Setting Up the Power Supply
Each segment will need to be connected to 5V and GND of the power supply. It’s best to use some crimp connectors when interfacing with the screw terminals on the power supply. Even though my power supply will be under the covered porch, I put everything inside a weatherproof enclosure to protect it from the elements. I used panel mount connectors and cable glands to make everything look nice. With all the segments getting power now, the last thing I need to do is set up the controllers so they can tell the LED strings what to do.

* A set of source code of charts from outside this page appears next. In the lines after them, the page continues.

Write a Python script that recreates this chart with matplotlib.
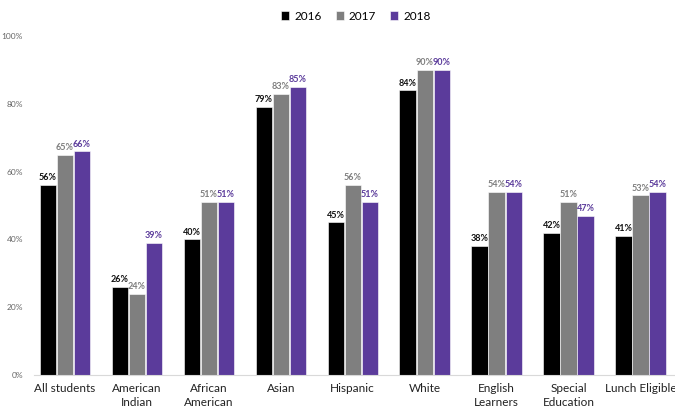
import matplotlib
matplotlib.use("Agg")
import matplotlib.pyplot as plt
import numpy as np

categories = ["All students", "American\nIndian", "African\nAmerican", "Asian", "Hispanic",
              "White", "English\nLearners", "Special\nEducation", "Lunch Eligible"]
years = ["2016", "2017", "2018"]
v2016 = [56, 26, 40, 79, 45, 84, 38, 42, 41]
v2017 = [65, 24, 51, 83, 56, 90, 54, 51, 53]
v2018 = [66, 39, 51, 85, 51, 90, 54, 47, 54]
yticks = [0, 20, 40, 60, 80, 100]

colors = ["#000000", "#7f7f7f", "#5b3b9b"]
label_colors = ["#111111", "#7f7f7f", "#5b3b9b"]

plt.rcParams['font.family'] = ['Lato', 'DejaVu Sans']

fig = plt.figure(figsize=(6.75, 4.09), dpi=100)
ax = fig.add_axes([34/675, 1-375/409, 641/675, (375-36)/409])

x = np.arange(len(categories))
w = 0.225
series = [v2016, v2017, v2018]
for i, (vals, c) in enumerate(zip(series, colors)):
    offs = (i - 1) * (w + 0.012)
    ax.bar(x + offs, vals, w, color=c, label=years[i], edgecolor="white", linewidth=0.4)
    for xi, v in zip(x + offs, vals):
        ax.text(xi, v + 0.8, f"{v}%", ha="center", va="bottom", fontsize=6.5,
                color=label_colors[i], fontweight="bold")

ax.set_xlim(-0.43, 8.48)
ax.set_ylim(0, 100)
ax.set_yticks(yticks)
ax.set_yticklabels([f"{t}%" for t in yticks], fontsize=6, color="#666666")
ax.set_xticks(x)
ax.set_xticklabels(categories, fontsize=8.5, color="#222222", linespacing=1.3)
ax.tick_params(axis="both", length=0)
ax.tick_params(axis="y", pad=8)
ax.tick_params(axis="x", pad=6)
for s in ["top", "right", "left"]:
    ax.spines[s].set_visible(False)
ax.spines["bottom"].set_color("#d9d9d9")

fig.legend(loc="upper center", bbox_to_anchor=(0.527, 1.0), ncol=3, frameon=False,
           fontsize=8.5, handlelength=0.7, handleheight=0.7, handletextpad=0.4, columnspacing=1.2)

fig.savefig("out.png", dpi=100, facecolor="white")
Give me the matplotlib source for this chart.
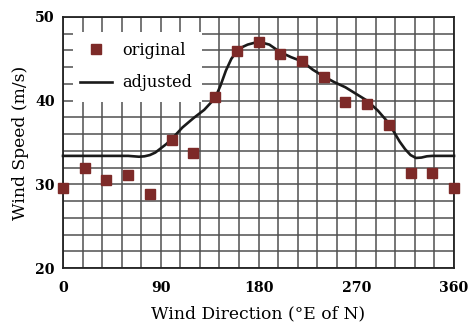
import matplotlib
matplotlib.use("Agg")
import matplotlib.pyplot as plt
from matplotlib.patches import Rectangle
from matplotlib.lines import Line2D

# data
orig_dir = [0, 20, 40, 60, 80, 100, 120, 140, 160, 180, 200, 220, 240, 260, 280, 300, 320, 340, 360]
orig_speed = [29.6, 32.0, 30.5, 31.1, 28.9, 35.3, 33.7, 40.4, 45.9, 47.0, 45.6, 44.7, 42.8, 39.8, 39.6, 37.1, 31.4, 31.3, 29.6]

adj_dir = [0, 10, 20, 30, 40, 50, 60, 65, 70, 75, 80, 85, 90, 95, 100, 110, 120, 130, 140, 145, 150, 155,
           160, 165, 170, 180, 190, 200, 210, 220, 230, 240, 250, 260, 270, 280, 290, 300, 305, 310, 315,
           320, 325, 330, 335, 340, 350, 360]
adj_speed = [33.4, 33.4, 33.4, 33.4, 33.4, 33.4, 33.4, 33.35, 33.3, 33.35, 33.5, 33.8, 34.3, 34.8, 35.4, 36.8, 37.9, 38.9,
             40.3, 41.8, 43.6, 45.0, 45.9, 46.4, 46.7, 47.05, 46.7, 45.8, 45.2, 44.7, 43.7, 42.9, 42.2, 41.6,
             40.8, 40.0, 38.8, 37.3, 36.2, 35.1, 34.2, 33.5, 33.15, 33.2, 33.35, 33.4, 33.4, 33.4]

x_ticks = [0, 90, 180, 270, 360]
y_ticks = [20, 30, 40, 50]

plt.rcParams['font.family'] = ['DejaVu Serif']

fig = plt.figure(figsize=(4.68, 3.22), dpi=100)
ax = fig.add_axes([63/468, 1-268/322, (454-63)/468, (268-17)/322])

ax.set_xlim(0, 360)
ax.set_ylim(20, 50)
ax.set_xticks(x_ticks, labels=[str(t) for t in x_ticks])
ax.set_yticks(y_ticks, labels=[str(t) for t in y_ticks])
ax.set_xticks(range(0, 361, 18), minor=True)
ax.set_yticks(range(20, 51, 2), minor=True)
ax.grid(True, which='both', color='#505050', linewidth=1.1)
ax.tick_params(which='both', length=0)
ax.tick_params(which='major', labelsize=10.2, pad=9)
ax.tick_params(axis='y', which='major', pad=6)
for lab in ax.get_xticklabels() + ax.get_yticklabels():
    lab.set_fontweight('bold')
for s in ax.spines.values():
    s.set_color('#222222')
    s.set_linewidth(1.3)

ax.plot(adj_dir, adj_speed, color='#1a1a1a', linewidth=1.9, zorder=3, clip_on=False)
ax.plot(orig_dir, orig_speed, linestyle='none', marker='s', markersize=7.8,
        color='#7d2a28', zorder=4, clip_on=False)

ax.add_patch(Rectangle(((73-63)/391, (268-102)/251), (202-73)/391, (102-32)/251,
                       transform=ax.transAxes, facecolor='white', edgecolor='none', zorder=2.5))

handles = [Line2D([], [], linestyle='none', marker='s', markersize=7.8, color='#7d2a28'),
           Line2D([], [], color='#1a1a1a', linewidth=1.9)]
leg = ax.legend(handles, ['original', 'adjusted'], loc='upper left',
                bbox_to_anchor=((80-63)/391, (268-42)/251), frameon=False, fontsize=11.6,
                borderpad=0, borderaxespad=0, handlelength=2.0, handletextpad=0.6,
                labelspacing=0.95)
leg.set_zorder(5)

ax.set_xlabel('Wind Direction (°E of N)', fontsize=12.3, labelpad=8)
ax.set_ylabel('Wind Speed (m/s)', fontsize=12.3, labelpad=4)

fig.savefig('out.png', dpi=100)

Using WLED for Addressable LEDs
I could have sat down for several days and tried to write firmware to do all the things I want my holiday light display to do, but I didn’t have to, thanks to the work of a developer named Aircookie. They have created a whole custom firmware called WLED, complete with a web server, and everything I could possibly want. It is a very mature and well-documented project and is the go-to firmware for addressable LEDs. I went through the getting started wiki and was up and running in just a few minutes. Seriously. MINUTES! I didn’t have to open the Arduino IDE or anything to flash the firmware. It was dead simple. I got my controllers connected to my wifi and opened up a web browser. All I needed to do was put in the IP address of each controller and a beautiful web interface pops up! Alternatively, I can use the mobile app to see the same interface. After I connected my two controllers to my LED segments I was in business! My whole house lit up for the first time and it was glorious! I spent a good 30 minutes playing around with all the color pallets and various effects found in the WLED interface. Once I settled down from all the excitement, I went into the scheduling interface and set up presets for all the different holidays that I want the lights to come on. This firmware does it all! It will literally apply my Halloween preset on October 1st and turn it off on November 1st. It can do the same for Christmas and New Year’s Eve! Pretty cool! If I wanted to take it a step further, I can use a light show sequencer such as XLights to control my segments. I could, for example, write a sequence where the lights coordinate with a song. There is enough here for me to play with and build upon for years. And that’s the fun thing about this project. I’m having fun even with a basic setup. Over time, I can add things to this display as my budget allows. Yes, this is a DIY solution that may take some tinkering, but you wouldn’t be reading this article if you didn’t like to tinker and make things. Plus, you wouldn’t get the same satisfaction or bragging rights if you went the route of buying an off-the-shelf solution.